Dejando bien en claro el lado sumamente peligroso de esta caracterización irresponsable, uno no puede sino pensar también en otro aspecto: ese intelectual ufano de sí mismo que esconde su absoluta vacuidad en una jerga inextricable. Si una figura con el respaldo y aceptación de Mujica expresa una crítica más o menos genérica a los intelectuales, tenemos que pensar que detrás de él existe una vasta corriente de opinión. Por un lado inquieta que Mujica tenga su inconsciente a flor de piel y por el otro interesa la erupción de una fuerza que de otra manera se mantendría bajo tierra.
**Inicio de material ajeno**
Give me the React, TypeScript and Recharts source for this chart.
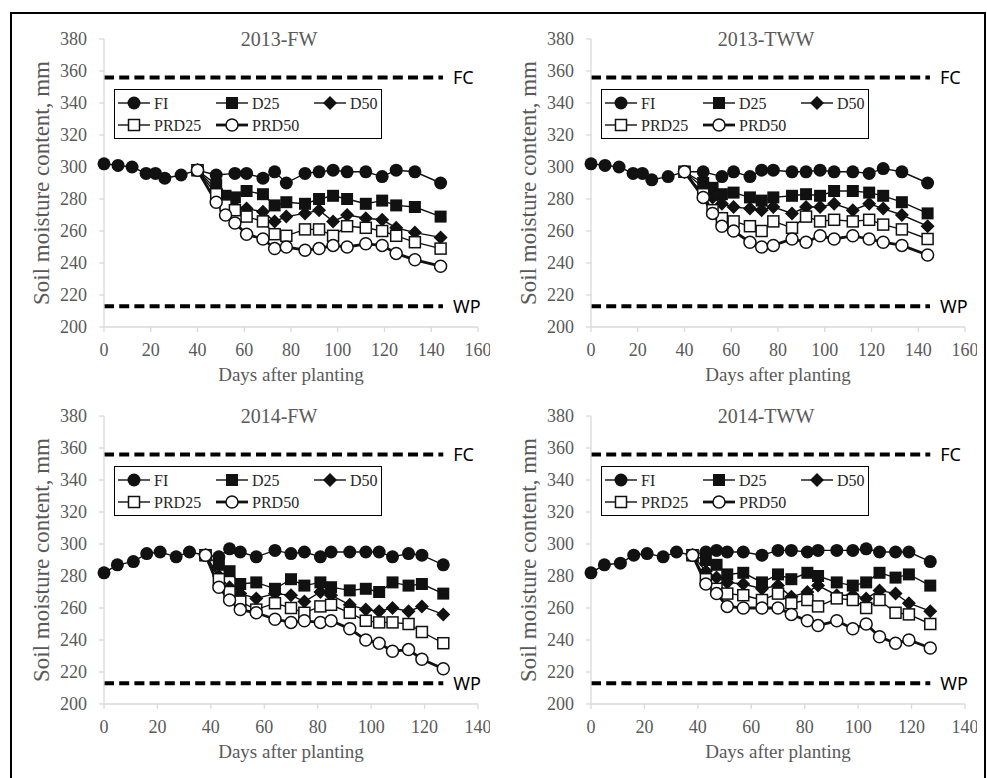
import React from 'react';
import { LineChart, Line, XAxis, YAxis } from 'recharts';

// ---------- data ----------
const seriesNames = ['FI', 'D25', 'D50', 'PRD25', 'PRD50'];
const yTicks = [200, 220, 240, 260, 280, 300, 320, 340, 360, 380];
const xTicks13 = [0, 20, 40, 60, 80, 100, 120, 140, 160];
const xTicks14 = [0, 20, 40, 60, 80, 100, 120, 140];
const fcValue = 356;
const wpValue = 213;
const refEnd13 = 145;
const refEnd14 = 127;

const fiDays13 = [0, 6, 12, 18, 22, 26, 33, 40, 48, 56, 61, 68, 73, 78, 86, 92, 98, 104, 112, 119, 125, 133, 144];
const trtDays13 = [40, 48, 52, 56, 61, 68, 73, 78, 86, 92, 98, 104, 112, 119, 125, 133, 144];
const fiDays14 = [0, 5, 11, 16, 21, 27, 32, 38, 43, 47, 51, 57, 64, 70, 75, 81, 85, 92, 98, 103, 108, 114, 119, 127];
const trtDays14 = [38, 43, 47, 51, 57, 64, 70, 75, 81, 85, 92, 98, 103, 108, 114, 119, 127];

// 2013-FW
const fw13FI = [302, 301, 300, 296, 296, 293, 295, 298, 295, 296, 296, 293, 297, 290, 296, 297, 298, 297, 297, 294, 298, 297, 290];
const fw13D25 = [298, 289, 282, 281, 285, 283, 276, 278, 277, 280, 282, 280, 277, 279, 276, 275, 269];
const fw13D50 = [298, 286, 279, 275, 274, 272, 266, 269, 271, 273, 266, 270, 268, 267, 262, 259, 256];
const fw13PRD25 = [298, 283, 276, 273, 269, 266, 258, 257, 261, 261, 257, 263, 262, 260, 257, 253, 249];
const fw13PRD50 = [298, 278, 270, 265, 258, 255, 249, 250, 248, 249, 251, 250, 252, 251, 246, 242, 238];

// 2013-TWW
const tww13FI = [302, 301, 300, 296, 296, 292, 294, 297, 297, 294, 297, 294, 298, 298, 297, 297, 298, 297, 297, 296, 299, 297, 290];
const tww13D25 = [297, 290, 287, 283, 284, 281, 279, 281, 282, 283, 282, 285, 285, 284, 282, 278, 271];
const tww13D50 = [297, 287, 281, 277, 275, 274, 273, 275, 271, 275, 275, 277, 273, 277, 274, 270, 263];
const tww13PRD25 = [297, 283, 273, 268, 266, 263, 260, 266, 262, 269, 266, 267, 266, 267, 264, 261, 255];
const tww13PRD50 = [297, 281, 271, 263, 260, 253, 250, 251, 255, 253, 257, 255, 257, 255, 253, 251, 245];

// 2014-FW
const fw14FI = [282, 287, 289, 294, 295, 292, 295, 293, 292, 297, 295, 292, 296, 294, 295, 292, 295, 295, 295, 295, 292, 294, 293, 287];
const fw14D25 = [293, 287, 283, 275, 276, 272, 278, 274, 276, 273, 271, 272, 270, 276, 274, 275, 269];
const fw14D50 = [293, 280, 273, 269, 266, 269, 268, 264, 270, 268, 262, 259, 258, 260, 258, 261, 256];
const fw14PRD25 = [293, 278, 270, 264, 259, 263, 260, 257, 261, 262, 257, 252, 251, 251, 250, 245, 238];
const fw14PRD50 = [293, 273, 265, 259, 257, 253, 251, 252, 251, 252, 247, 240, 238, 233, 234, 228, 222];

// 2014-TWW
const tww14FI = [282, 287, 288, 293, 294, 292, 295, 293, 295, 296, 295, 295, 293, 296, 296, 295, 296, 296, 296, 297, 295, 295, 295, 289];
const tww14D25 = [293, 290, 287, 281, 282, 276, 281, 278, 282, 280, 276, 274, 276, 282, 279, 281, 274];
const tww14D50 = [293, 283, 279, 276, 275, 272, 274, 267, 270, 274, 268, 268, 266, 271, 269, 263, 258];
const tww14PRD25 = [293, 278, 272, 269, 268, 265, 269, 263, 265, 261, 266, 265, 260, 265, 257, 256, 250];
const tww14PRD50 = [293, 275, 269, 261, 260, 260, 260, 256, 252, 249, 252, 247, 250, 242, 238, 240, 235];

// ---------- styles ----------
const INK = '#111111';
const GRAY = '#595959';
const AXIS = '#d9d9d9';
const SERIF = '"Liberation Serif", "Times New Roman", serif';
const SANS = '"Noto Sans", "Open Sans", sans-serif';

const W = 490;
const H = 400;
const ML = 104;
const MT = 39;
const MR = 12;
const XH = 73;

type Shape = 'circle' | 'square' | 'diamond' | 'openSquare' | 'openCircle';
const shapes: Shape[] = ['circle', 'square', 'diamond', 'openSquare', 'openCircle'];
const widths = [1.4, 1.4, 1.4, 1.4, 2.8];

function Marker({ shape, cx, cy }: { shape: Shape; cx: number; cy: number }) {
  switch (shape) {
    case 'circle':
      return <circle cx={cx} cy={cy} r={6.5} fill={INK} />;
    case 'square':
      return <rect x={cx - 6} y={cy - 6} width={12} height={12} fill={INK} />;
    case 'diamond':
      return <polygon points={`${cx},${cy - 7} ${cx + 7},${cy} ${cx},${cy + 7} ${cx - 7},${cy}`} fill={INK} />;
    case 'openSquare':
      return <rect x={cx - 5.5} y={cy - 5.5} width={11} height={11} fill="#fff" stroke={INK} strokeWidth={1.5} />;
    default:
      return <circle cx={cx} cy={cy} r={6} fill="#fff" stroke={INK} strokeWidth={1.5} />;
  }
}

const makeDot = (shape: Shape) => (props: any) => {
  const { cx, cy, index } = props;
  if (cx == null || cy == null) return <g key={`d-${index}`} />;
  return (
    <g key={`d-${index}`}>
      <Marker shape={shape} cx={cx} cy={cy} />
    </g>
  );
};

const zip = (xs: number[], ys: number[]) => xs.map((x, i) => ({ x, y: ys[i] }));

const refLabel = (text: string) => (p: any) => {
  const x = p.x ?? p.viewBox?.x;
  const y = p.y ?? p.viewBox?.y;
  if (p.index !== 1 || x == null) return <g key={`l-${p.index}`} />;
  return (
    <text key={`l-${p.index}`} x={x + 10} y={y} dominantBaseline="central" fontFamily={SANS} fontSize={18} fill="#000">
      {text}
    </text>
  );
};

function LegendBox() {
  const items = [0, 1, 2, 3, 4].map((i) => ({
    name: seriesNames[i],
    shape: shapes[i],
    col: i < 3 ? i : i - 3,
    row: i < 3 ? 0 : 1,
    sw: widths[i],
  }));
  return (
    <svg
      width={268}
      height={50}
      style={{ position: 'absolute', left: ML + 10, top: MT + 50, overflow: 'visible' }}
    >
      <rect x={0.5} y={0.5} width={267} height={49} fill="#fff" stroke="#000" strokeWidth={1} />
      {items.map((it) => {
        const x0 = 4 + it.col * 98;
        const y = 14 + it.row * 22;
        return (
          <g key={it.name}>
            <line x1={x0} x2={x0 + 32} y1={y} y2={y} stroke={INK} strokeWidth={it.sw} />
            <Marker shape={it.shape} cx={x0 + 16} cy={y} />
            <text x={x0 + 36} y={y} dominantBaseline="central" fontFamily={SERIF} fontSize={16} fill="#262626">
              {it.name}
            </text>
          </g>
        );
      })}
    </svg>
  );
}

type PanelProps = {
  left: number;
  top: number;
  title: string;
  xMax: number;
  xTicks: number[];
  fiDays: number[];
  trtDays: number[];
  refEnd: number;
  values: number[][];
};

function Panel({ left, top, title, xMax, xTicks, fiDays, trtDays, refEnd, values }: PanelProps) {
  const fcData = [{ x: 0, y: fcValue }, { x: refEnd, y: fcValue }];
  const wpData = [{ x: 0, y: wpValue }, { x: refEnd, y: wpValue }];
  const plotW = W - ML - MR;
  const plotH = H - MT - XH;
  return (
    <div style={{ position: 'absolute', left, top, width: W, height: H }}>
      <LineChart width={W} height={H} margin={{ top: MT, right: MR, bottom: 0, left: 0 }}>
        <XAxis
          type="number"
          dataKey="x"
          domain={[0, xMax]}
          ticks={xTicks}
          interval={0}
          allowDuplicatedCategory={false}
          height={XH}
          axisLine={{ stroke: AXIS, strokeWidth: 1.3 }}
          tickLine={{ stroke: AXIS, strokeWidth: 1.3 }}
          tickSize={5}
          tickMargin={11}
          tick={{ fill: GRAY, fontSize: 18, fontFamily: SERIF }}
        />
        <YAxis
          type="number"
          dataKey="y"
          domain={[200, 380]}
          ticks={yTicks}
          interval={0}
          width={ML}
          axisLine={{ stroke: AXIS, strokeWidth: 1.3 }}
          tickLine={{ stroke: AXIS, strokeWidth: 1.3 }}
          tickSize={5}
          tickMargin={12}
          tick={{ fill: GRAY, fontSize: 18, fontFamily: SERIF }}
        />
        <Line data={fcData} dataKey="y" stroke="#000" strokeWidth={4} strokeDasharray="10 5.2" dot={false} isAnimationActive={false} label={refLabel('FC')} />
        <Line data={wpData} dataKey="y" stroke="#000" strokeWidth={4} strokeDasharray="10 5.2" dot={false} isAnimationActive={false} label={refLabel('WP')} />
        {values.map((vals, i) => (
          <Line
            key={seriesNames[i]}
            name={seriesNames[i]}
            data={zip(i === 0 ? fiDays : trtDays, vals)}
            dataKey="y"
            stroke={INK}
            strokeWidth={widths[i]}
            dot={makeDot(shapes[i])}
            activeDot={false}
            isAnimationActive={false}
          />
        ))}
      </LineChart>
      <div
        style={{
          position: 'absolute',
          left: ML + plotW / 2 - 12 - 100,
          width: 200,
          top: MT - 12,
          textAlign: 'center',
          fontFamily: SERIF,
          fontSize: 20,
          color: GRAY,
          lineHeight: '24px',
        }}
      >
        {title}
      </div>
      <div
        style={{
          position: 'absolute',
          left: ML + plotW / 2 - 150,
          width: 300,
          top: MT + plotH + 37,
          textAlign: 'center',
          fontFamily: SERIF,
          fontSize: 19,
          color: GRAY,
          lineHeight: '22px',
        }}
      >
        Days after planting
      </div>
      <div
        style={{
          position: 'absolute',
          left: 42 - 160,
          width: 320,
          top: MT + plotH / 2 - 13,
          textAlign: 'center',
          fontFamily: SERIF,
          fontSize: 23,
          color: GRAY,
          lineHeight: '26px',
          transform: 'rotate(-90deg)',
        }}
      >
        Soil moisture content, mm
      </div>
      <LegendBox />
    </div>
  );
}

export default function App() {
  return (
    <div style={{ position: 'absolute', left: 0, top: 0, width: 987, height: 778, background: '#fff', overflow: 'hidden' }}>
      <div
        style={{
          position: 'absolute',
          left: 10,
          top: 12,
          width: 976,
          height: 800,
          border: '2px solid #000',
          boxSizing: 'border-box',
        }}
      />
      <Panel left={0} top={0} title="2013-FW" xMax={160} xTicks={xTicks13} fiDays={fiDays13} trtDays={trtDays13} refEnd={refEnd13}
        values={[fw13FI, fw13D25, fw13D50, fw13PRD25, fw13PRD50]} />
      <Panel left={487} top={0} title="2013-TWW" xMax={160} xTicks={xTicks13} fiDays={fiDays13} trtDays={trtDays13} refEnd={refEnd13}
        values={[tww13FI, tww13D25, tww13D50, tww13PRD25, tww13PRD50]} />
      <Panel left={0} top={377} title="2014-FW" xMax={140} xTicks={xTicks14} fiDays={fiDays14} trtDays={trtDays14} refEnd={refEnd14}
        values={[fw14FI, fw14D25, fw14D50, fw14PRD25, fw14PRD50]} />
      <Panel left={487} top={377} title="2014-TWW" xMax={140} xTicks={xTicks14} fiDays={fiDays14} trtDays={trtDays14} refEnd={refEnd14}
        values={[tww14FI, tww14D25, tww14D50, tww14PRD25, tww14PRD50]} />
    </div>
  );
}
“Vox populi, vox Dei”, y este aforismo también comparte un carácter dual. No necesariamente todo pensamiento del pueblo es verdadero; “vox populi, vox Dei” también significa que por un motivo u otro, si uno aspira a cambiar la realidad, conviene echar el oído a esa voz. Vaya a saber uno qué pretendió Mujica al lanzar esos dardos a los cuatro vientos, pero otra vez: no sólo es importante lo que se piensa, sino también lo que se genera al hablar. Al lector, como a mí, no le debe satisfacer una crítica general y semifascistoide a los intelectuales pues, fuera de dudas, existen intelectuales e intelectuales. Algunos de ellos son amamantados en una fe suprema a un idioma para elegidos y por eso creen que el ejercicio de un lenguaje que niega la función primordial del pensamiento, es un rasgo supremo de inteligencia; otros, en cambio, aprenden el elegante arte de comunicarse de tal manera que todos entiendan. Los primeros aspiran a que sus libros estén en los estantes más elevados; los otros desean que aguarden en los estantes más bajos para estar al alcance de todos los hombres.